For the fourth quarter, Lazard’s advisory business revenue (including M&A fees, capital markets and restructuring) dropped to $260.5 million (26 percent) from the previous year along with a 20 percent drop in the firm’s asset-management unit. For 2011, revenue for this area declined 11 percent to $992.2 million.

At the end of the fourth quarter, average assets under management had fallen to  $140.14 billion, down from 2010’s $149.46 billion.

In 2011, Lazard had been an adviser in a number of large deals including Medco Health Solutions Inc. ($34.3 billion sale to Express Scripts Inc.) and Progress Energy Inc. ($25.5 billion announced sale to Duke Energy Corp), according to Bloomberg.

In an interview after earnings were announced by the firm, Lazard Chief Executive Officer Kenneth Jacobs said, “We saw turmoil in the markets beginning in the summer, and by the mid fourth-quarter, you were really feeling the impact of that.

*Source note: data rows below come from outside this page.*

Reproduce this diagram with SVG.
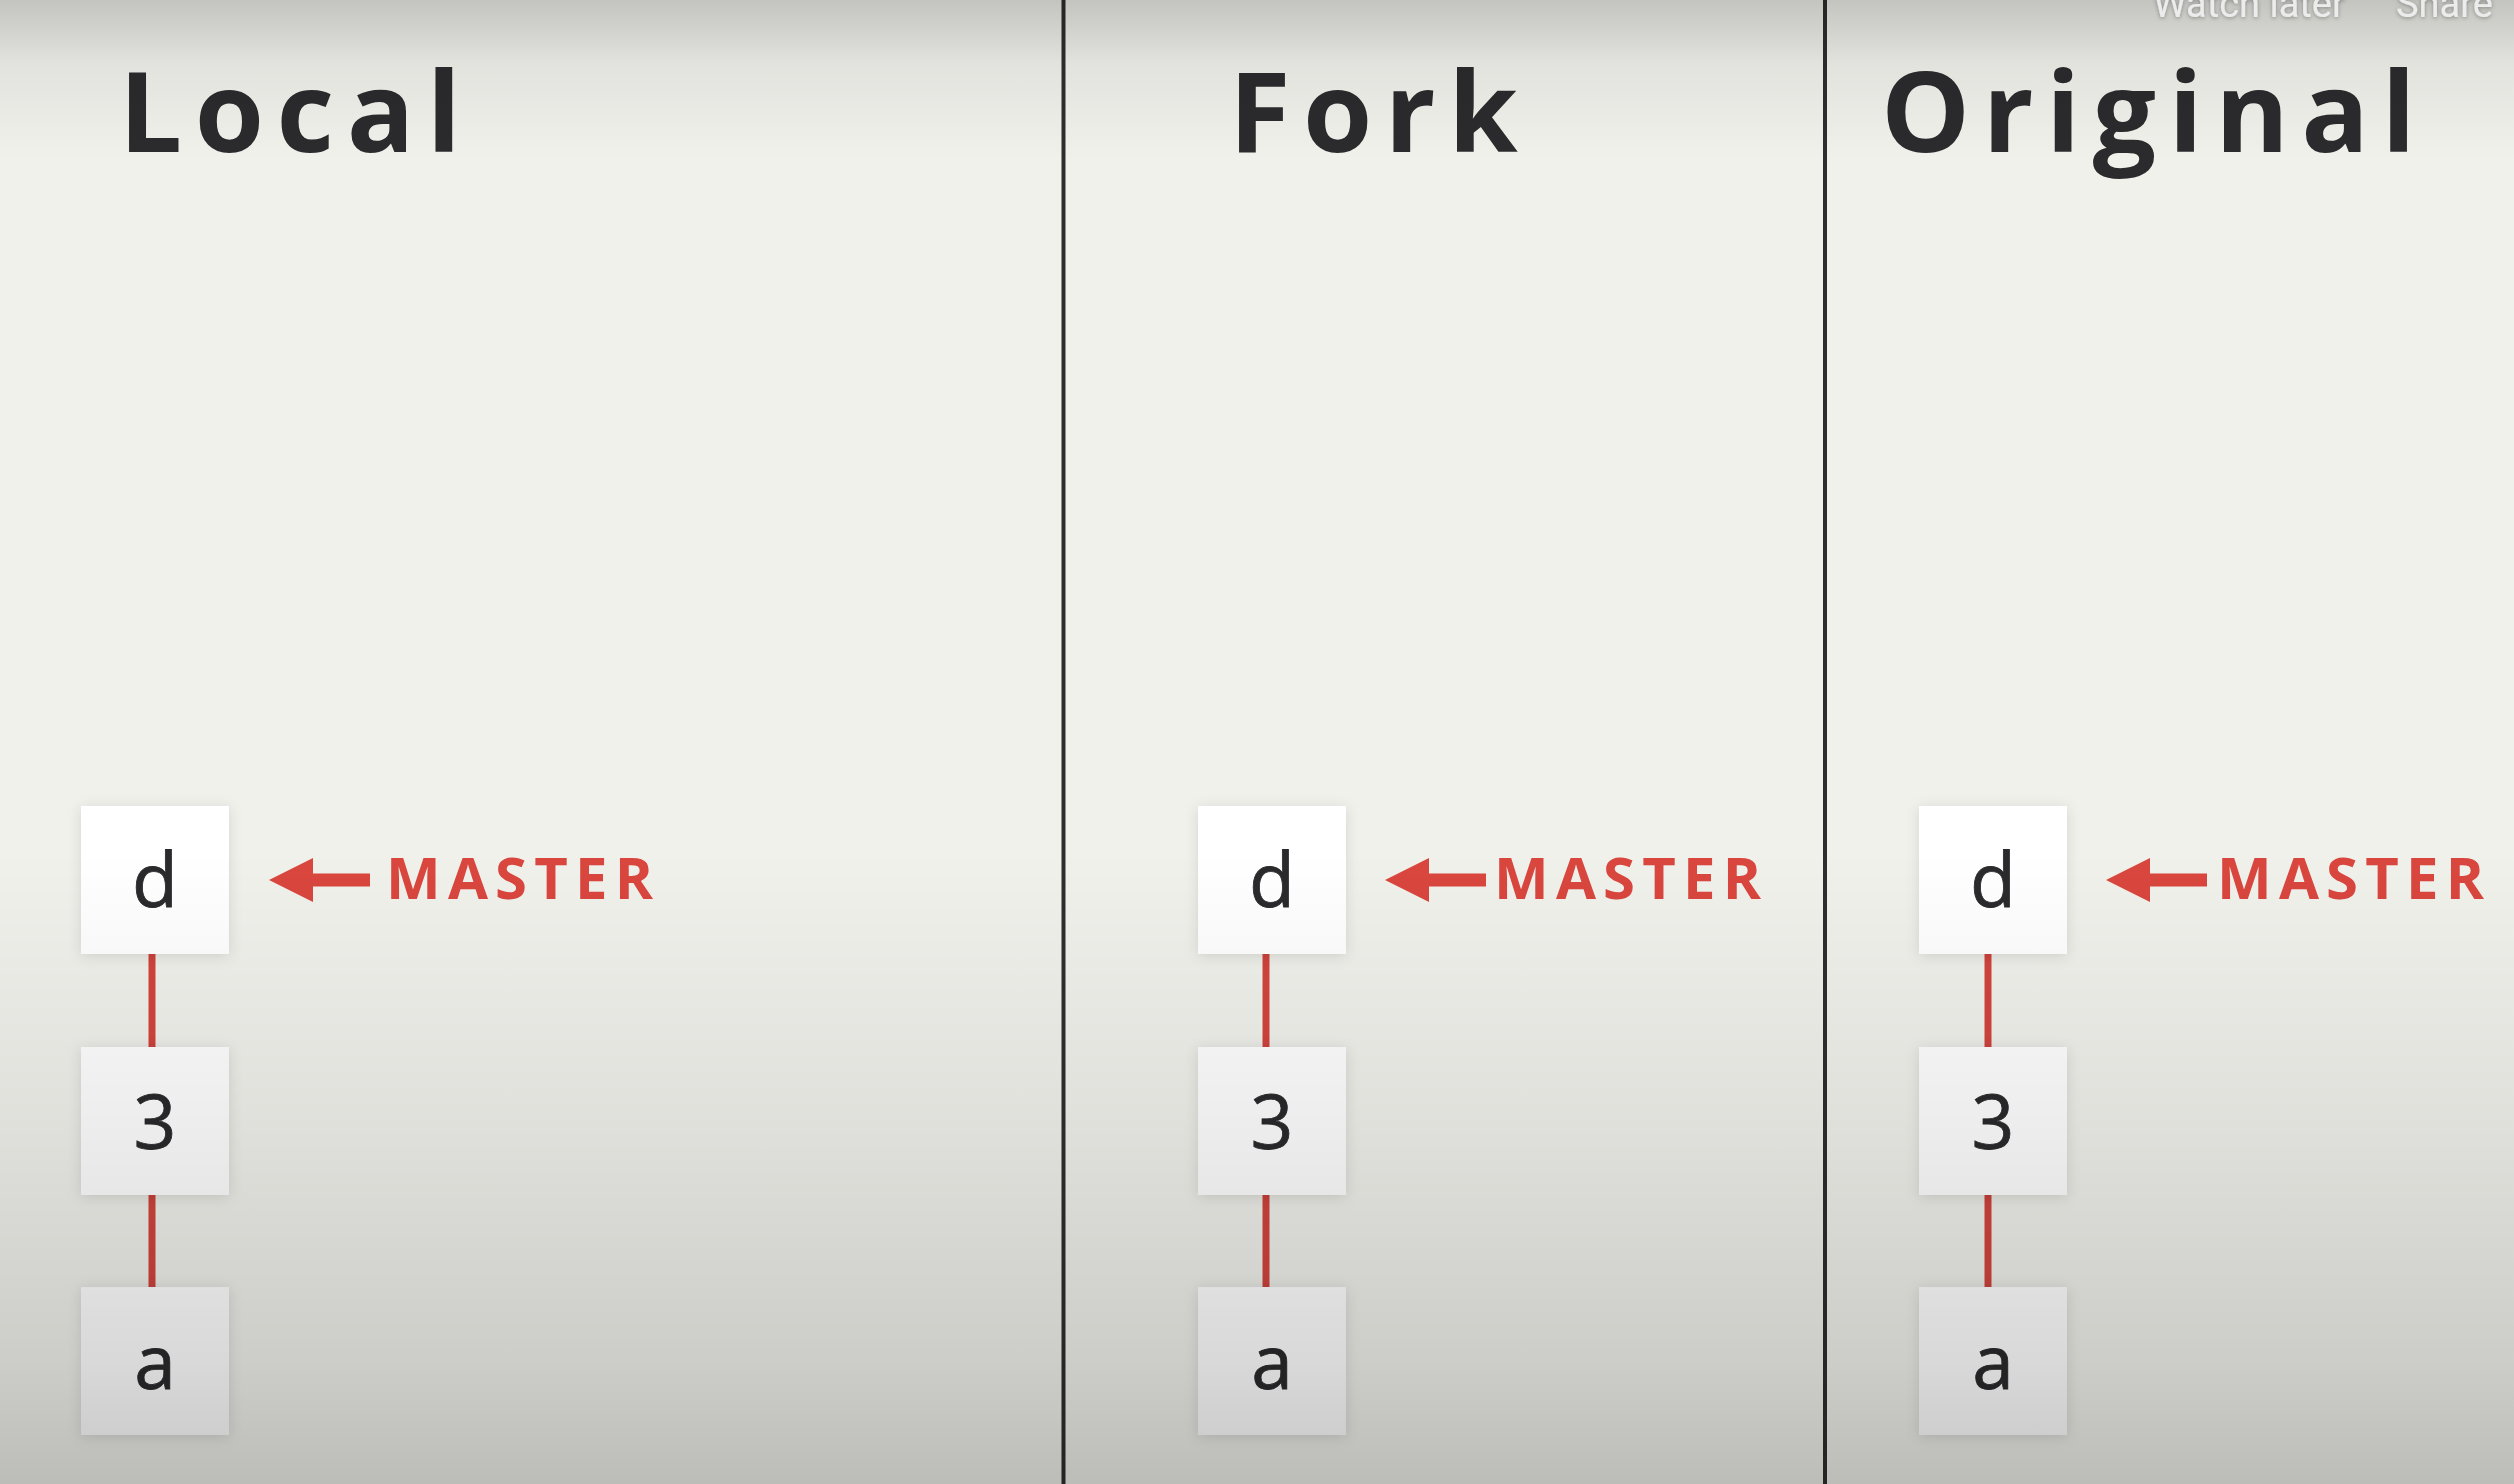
<svg xmlns="http://www.w3.org/2000/svg" width="2514" height="1484" viewBox="0 0 2514 1484">
<style>
.title{font-family:"Open Sans","Noto Sans",sans-serif;font-weight:700;font-size:112px;letter-spacing:12.5px;fill:#2b2b2e}
.box{stroke:none}
.lbl{font-family:"Open Sans","Noto Sans",sans-serif;font-weight:400;font-size:75px;fill:#2a2a2c;text-anchor:middle;stroke:#2a2a2c;stroke-width:0.8px}
.master{font-family:"Open Sans","Noto Sans",sans-serif;font-weight:700;font-size:58px;letter-spacing:7.2px;fill:#d9463e}
.edge{stroke:#d2443d;stroke-width:7}
.div{stroke:#2e2e2e;stroke-width:4}
.yt{font-family:Roboto,"Liberation Sans",sans-serif;font-size:38px;fill:#ececec}
</style>
<defs>
<linearGradient id="bot" x1="0" y1="0" x2="0" y2="1484" gradientUnits="userSpaceOnUse">
<stop offset="0" stop-color="#000" stop-opacity="0"/>
<stop offset="0.573" stop-color="#000" stop-opacity="0"/>
<stop offset="0.755" stop-color="#000" stop-opacity="0.07"/>
<stop offset="0.917" stop-color="#000" stop-opacity="0.15"/>
<stop offset="1" stop-color="#000" stop-opacity="0.22"/>
</linearGradient>
<linearGradient id="top" x1="0" y1="0" x2="0" y2="160" gradientUnits="userSpaceOnUse">
<stop offset="0" stop-color="#000" stop-opacity="0.19"/>
<stop offset="0.4" stop-color="#000" stop-opacity="0.06"/>
<stop offset="1" stop-color="#000" stop-opacity="0"/>
</linearGradient>
<filter id="sh" x="-20%" y="-20%" width="140%" height="140%">
<feDropShadow dx="0" dy="2" stdDeviation="7" flood-color="#000" flood-opacity="0.12"/>
</filter>
<filter id="tsh" x="-10%" y="-50%" width="120%" height="200%">
<feDropShadow dx="0" dy="1" stdDeviation="2" flood-color="#000" flood-opacity="0.35"/>
</filter>
<path id="arrow" d="M0 0 L44 -22 L44 -6.5 L101 -6.5 L101 6.5 L44 6.5 L44 22 Z"/>
</defs>
<rect width="2514" height="1484" fill="#f1f1ec"/>

<g id="dividers">
<line class="div" x1="1063.5" y1="0" x2="1063.5" y2="1484"/>
<line class="div" x1="1825" y1="0" x2="1825" y2="1484"/>
</g>

<g id="titles">
<text class="title" x="119" y="152">Local</text>
<text class="title" x="1229" y="152">Fork</text>
<text class="title" x="1881" y="152">Original</text>
</g>

<g id="connectors">
<line class="edge" x1="152" y1="954" x2="152" y2="1047"/>
<line class="edge" x1="152" y1="1194" x2="152" y2="1287"/>
<line class="edge" x1="1266" y1="954" x2="1266" y2="1047"/>
<line class="edge" x1="1266" y1="1194" x2="1266" y2="1287"/>
<line class="edge" x1="1988" y1="954" x2="1988" y2="1047"/>
<line class="edge" x1="1988" y1="1194" x2="1988" y2="1287"/>
</g>

<g id="local-d"><rect class="box" x="81" y="806" width="148" height="148" fill="#fff" filter="url(#sh)"/><text class="lbl" x="155" y="907">d</text></g>
<g id="local-3"><rect class="box" x="81" y="1047" width="148" height="148" fill="#fff" filter="url(#sh)"/><text class="lbl" x="155" y="1149">3</text></g>
<g id="local-a"><rect class="box" x="81" y="1287" width="148" height="148" fill="#fff" filter="url(#sh)"/><text class="lbl" x="155" y="1389">a</text></g>

<g id="fork-d"><rect class="box" x="1198" y="806" width="148" height="148" fill="#fff" filter="url(#sh)"/><text class="lbl" x="1272" y="907">d</text></g>
<g id="fork-3"><rect class="box" x="1198" y="1047" width="148" height="148" fill="#fff" filter="url(#sh)"/><text class="lbl" x="1272" y="1149">3</text></g>
<g id="fork-a"><rect class="box" x="1198" y="1287" width="148" height="148" fill="#fff" filter="url(#sh)"/><text class="lbl" x="1272" y="1389">a</text></g>

<g id="orig-d"><rect class="box" x="1919" y="806" width="148" height="148" fill="#fff" filter="url(#sh)"/><text class="lbl" x="1993" y="907">d</text></g>
<g id="orig-3"><rect class="box" x="1919" y="1047" width="148" height="148" fill="#fff" filter="url(#sh)"/><text class="lbl" x="1993" y="1149">3</text></g>
<g id="orig-a"><rect class="box" x="1919" y="1287" width="148" height="148" fill="#fff" filter="url(#sh)"/><text class="lbl" x="1993" y="1389">a</text></g>

<g id="local-master"><use href="#arrow" x="269" y="880" fill="#d9463e"/><text class="master" x="386" y="899">MASTER</text></g>
<g id="fork-master"><use href="#arrow" x="1385" y="880" fill="#d9463e"/><text class="master" x="1494" y="899">MASTER</text></g>
<g id="orig-master"><use href="#arrow" x="2106" y="880" fill="#d9463e"/><text class="master" x="2217" y="899">MASTER</text></g>

<rect width="2514" height="1484" fill="url(#bot)"/>
<rect width="2514" height="160" fill="url(#top)"/>

<g id="player-labels" filter="url(#tsh)">
<text class="yt" x="2153" y="17">Watch later</text>
<text class="yt" x="2396" y="17">Share</text>
</g>
</svg>
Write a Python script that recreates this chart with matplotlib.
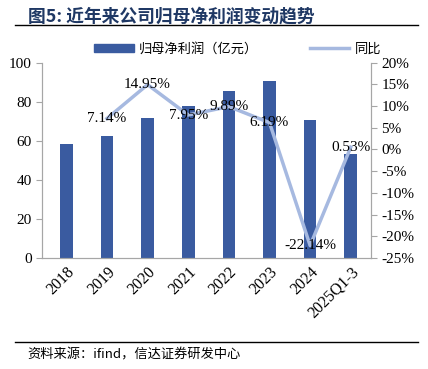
import matplotlib
matplotlib.use("Agg")
import matplotlib.pyplot as plt
from matplotlib.lines import Line2D
from matplotlib.patches import Patch
import numpy as np

plt.rcParams['font.family'] = ['Liberation Serif', 'Noto Sans CJK SC', 'DejaVu Sans']

years = ['2018', '2019', '2020', '2021', '2022', '2023', '2024', '2025Q1-3']
profit = [58.4, 62.6, 71.8, 77.7, 85.4, 90.6, 70.5, 53.1]
yoy = [None, 7.14, 14.95, 7.95, 9.89, 6.19, -22.14, 0.53]

bar_color = '#3A5BA0'
line_color = '#A6B9E0'
axis_color = '#A6A6A6'
cjk = ['Noto Sans CJK SC', 'DejaVu Sans']

fig = plt.figure(figsize=(4.28, 3.69), dpi=100)
ax = fig.add_axes([0.098, 0.301, 0.769, 0.529])
ax2 = ax.twinx()

x = np.arange(len(years))
ax.bar(x, profit, width=0.31, color=bar_color, zorder=2)

lx = x[1:]
ly = yoy[1:]
ax2.plot(lx, ly, color=line_color, lw=2.5, zorder=3)
for xi, yi in zip(lx, ly):
    ax2.text(xi, yi, f'{yi:.2f}%', ha='center', va='center', fontsize=11, zorder=4)

ax.set_xlim(-0.6, 7.5)
ax.set_ylim(0, 100)
ax.set_yticks(range(0, 101, 20))
ax2.set_ylim(-25, 20)
ax2.set_yticks(range(-25, 21, 5))
ax2.set_yticklabels([f'{v}%' for v in range(-25, 21, 5)])

ax.set_xticks(x)
ax.set_xticklabels(years, rotation=45, ha='right', rotation_mode='anchor')

for a in (ax, ax2):
    for s in a.spines.values():
        s.set_color(axis_color)
    a.spines['top'].set_visible(False)
    a.tick_params(labelsize=11, color=axis_color, length=4)
ax.tick_params(axis='x', length=0, pad=4, labelsize=11.5)
ax.set_zorder(ax2.get_zorder() - 1)
ax.patch.set_visible(True)
ax2.patch.set_visible(False)

handles = [Patch(color=bar_color), Line2D([], [], color=line_color, lw=2.5)]
fig.legend(handles, ['归母净利润（亿元）', '同比'], loc='center', bbox_to_anchor=(0.555, 0.867),
           ncol=2, frameon=False, prop={'family': cjk, 'size': 9.5},
           handlelength=3.0, handleheight=0.6, columnspacing=3.9, handletextpad=0.4)

# title and source
fig.text(0.065, 0.955, '图5: 近年来公司归母净利润变动趋势', fontsize=12.8, fontweight='bold',
         color='#1F3864', family=cjk, va='center')
fig.add_artist(Line2D([0.035, 0.977], [0.932, 0.932], color='black', lw=1))
fig.add_artist(Line2D([0.035, 0.977], [0.073, 0.073], color='black', lw=1))
fig.text(0.065, 0.038, '资料来源：ifind，信达证券研发中心', fontsize=9.5, family=cjk,
         va='center', style='italic')

fig.savefig('out.png', dpi=100)
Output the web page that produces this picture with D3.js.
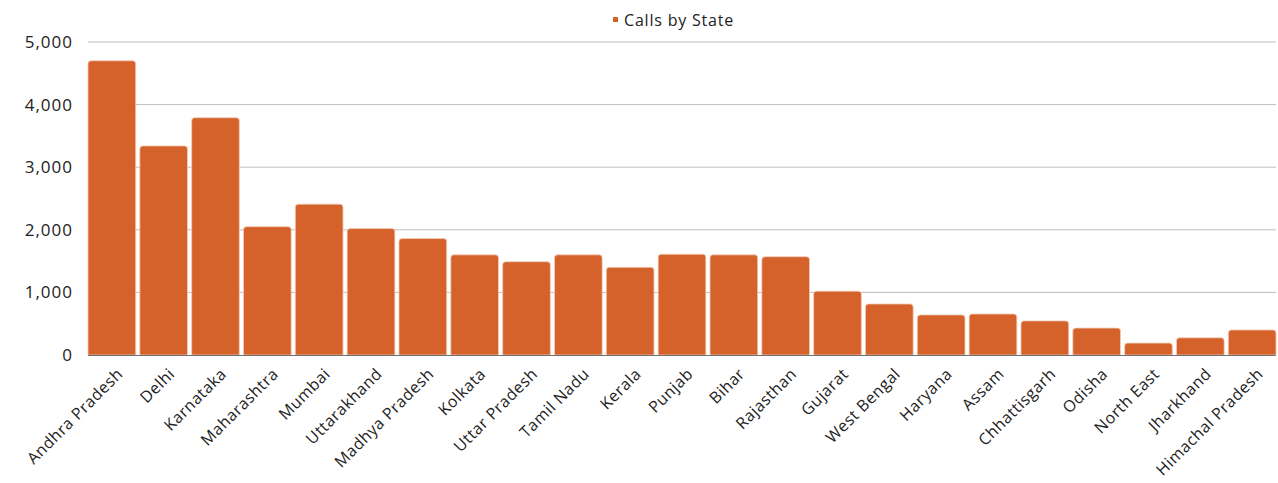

Things that were started didn’t get completed. Things that were almost done got pushed off. That’s the nature of what happens when you get periods of turmoil.”

For 2011, Lazard’s net income was $178 million, down 36 percent. Revenue also declined to $1.9 billion (five percent).

Compensation expenses

Analysts noted a large rise in compensation costs with a 59 percent accrual ratio during the first three quarters of 2011 while the fourth quarter was 72 percent. This came from deferred pay costs from previous years including $70 million from 2007 and 2008.

According to Lazard’s executives, the compensation ratio at 62 percent of annual revenues sits at the high end of targets, again because of deferrals.  To stop this in the future, the firm plans to contain this number to 23 percent of total compensation.

Lazard Chief Financial Officer Matthieu Bucaille noted in Monday’s earnings conference call, “More deferral now would just mean more expense in the future, or in other words, current income at the expense of future income.”

Looking Ahead

In an interview after Monday’s earning announcement, Jacobs acknowledged the tough market conditions in the fourth quarter but appeared more optimistic about 2012 thanks to the market’s good start as well the firm also being “off to a promising start.”

He confidence continued in Monday’s earnings conference call to analysts by saying, “The tone is clearly a little bit better now than it was in the fall.”